Baghdad devint le centre du monde, grâce non seulement à ses richesses, mais
aussi à ses arts et à sa culture. Ils réunirent, dans une étroite fraternité
des peuples aussi dissemblables que les Arabes, les Turcs, les Hindous, les
Egyptiens, les Maures et les Persans. Ils préservèrent la culture et la philosophie
grecques que l'Église primitive avait voulu détruire.
Ce fut aussi les Arabes qui se firent les gardiens de la science classique pendant
le Moyen Age; ils ajoutèrent beaucoup à sa richesse avant de la rendre au monde
occidental par l'intermédiaire des universités arabes (telle celle de Cordoue),
des croisades et des marchands et donnèrent aux Chrétiens ce nouvel élan que
nous appelons la Renaissance et qui marqua le début de notre civilisation".
L'auteur de l'ouvrage intitulé "The Arabs" (Princeton 1943) écrit entre autre
que les savants de Cordoue (Centre Culturel Islamique) avaient 17 bibliothèques
dont l'une contenait plus de 40000 livres.
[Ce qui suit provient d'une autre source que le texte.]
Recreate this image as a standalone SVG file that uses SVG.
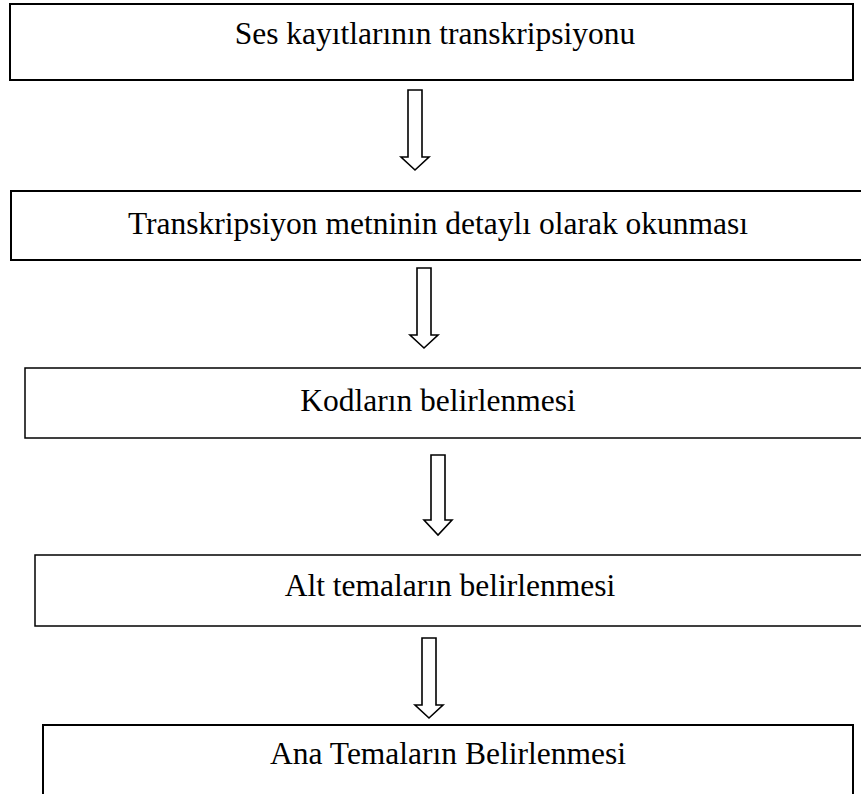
<svg xmlns="http://www.w3.org/2000/svg" width="861" height="794" viewBox="0 0 861 794">
<style>
.box{fill:#fff;stroke:#000;stroke-width:2}
.thin{stroke-width:1.5}
.lbl{font-family:"Liberation Serif","Times New Roman",serif;font-size:31.5px;fill:#000;text-anchor:middle}
.arr{fill:#fff;stroke:#000;stroke-width:1.6;stroke-linejoin:miter}
</style>
<rect width="861" height="794" fill="#fff"/>
<g id="connectors">
<path class="arr" d="M408,90 H422 V157 H429 L415,170 L401,157 H408 Z"/>
<path class="arr" d="M417,268 H431 V335 H438 L424,348 L410,335 H417 Z"/>
<path class="arr" d="M431,455 H445 V520 H452 L438,535 L424,520 H431 Z"/>
<path class="arr" d="M422,638 H436 V705 H443 L429,718 L415,705 H422 Z"/>
</g>
<g id="node1">
<rect class="box" x="10" y="4" width="843" height="76"/>
<text class="lbl" x="435" y="44">Ses kayıtlarının transkripsiyonu</text>
</g>
<g id="node2">
<rect class="box" x="11" y="191" width="860" height="69"/>
<text class="lbl" x="438" y="234">Transkripsiyon metninin detaylı olarak okunması</text>
</g>
<g id="node3">
<rect class="box thin" x="25" y="368" width="846" height="70"/>
<text class="lbl" x="438" y="411">Kodların belirlenmesi</text>
</g>
<g id="node4">
<rect class="box thin" x="35" y="555" width="836" height="71"/>
<text class="lbl" x="450" y="596">Alt temaların belirlenmesi</text>
</g>
<g id="node5">
<rect class="box" x="43" y="725" width="810" height="80"/>
<text class="lbl" x="448" y="764">Ana Temaların Belirlenmesi</text>
</g>
</svg>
Et l'on sait que la première université européenne fut établie en Sicile islamique
au 9e siècle.
Nombreux sont les ouvrages sur la civilisation islamique, pour plus de renseignements
vous pouvez vous y référer.
L'étude de l'histoire des civilisations nous amène donc à reconnaître qu'à l'origine
de toute nouvelle civilisation, se trouve la naissance d'une nouvelle religion
ou plus exactement un stade nouveau dans l'évolution de la religion, car comme
nous l'avons dit il n'y a qu'une religion, la religion de Dieu et un Livre,
le Livre de Dieu.
Or en présence des signes de l'effondrement de la civilisation actuelle, tout
le monde parle de la nécessité d'une nouvelle civilisation. Si c'est ainsi,
pourquoi ne pas profiter de l'expérience du passé et chercher les bases de cette
nouvelle civilisation dans le stade actuel de l'évolution de la religion, j'entends
la Foi baha'ie qui, une fois de plus, invite les hommes à revenir à la pureté
primitive de la religion, à l'esprit de la religion, cet esprit qui s'exprime
en deux mots un seul Dieu, une seule famille, la famille humaine.
N'est ce pas en cela que réside cette Vérité que chacun accepte sans hésiter?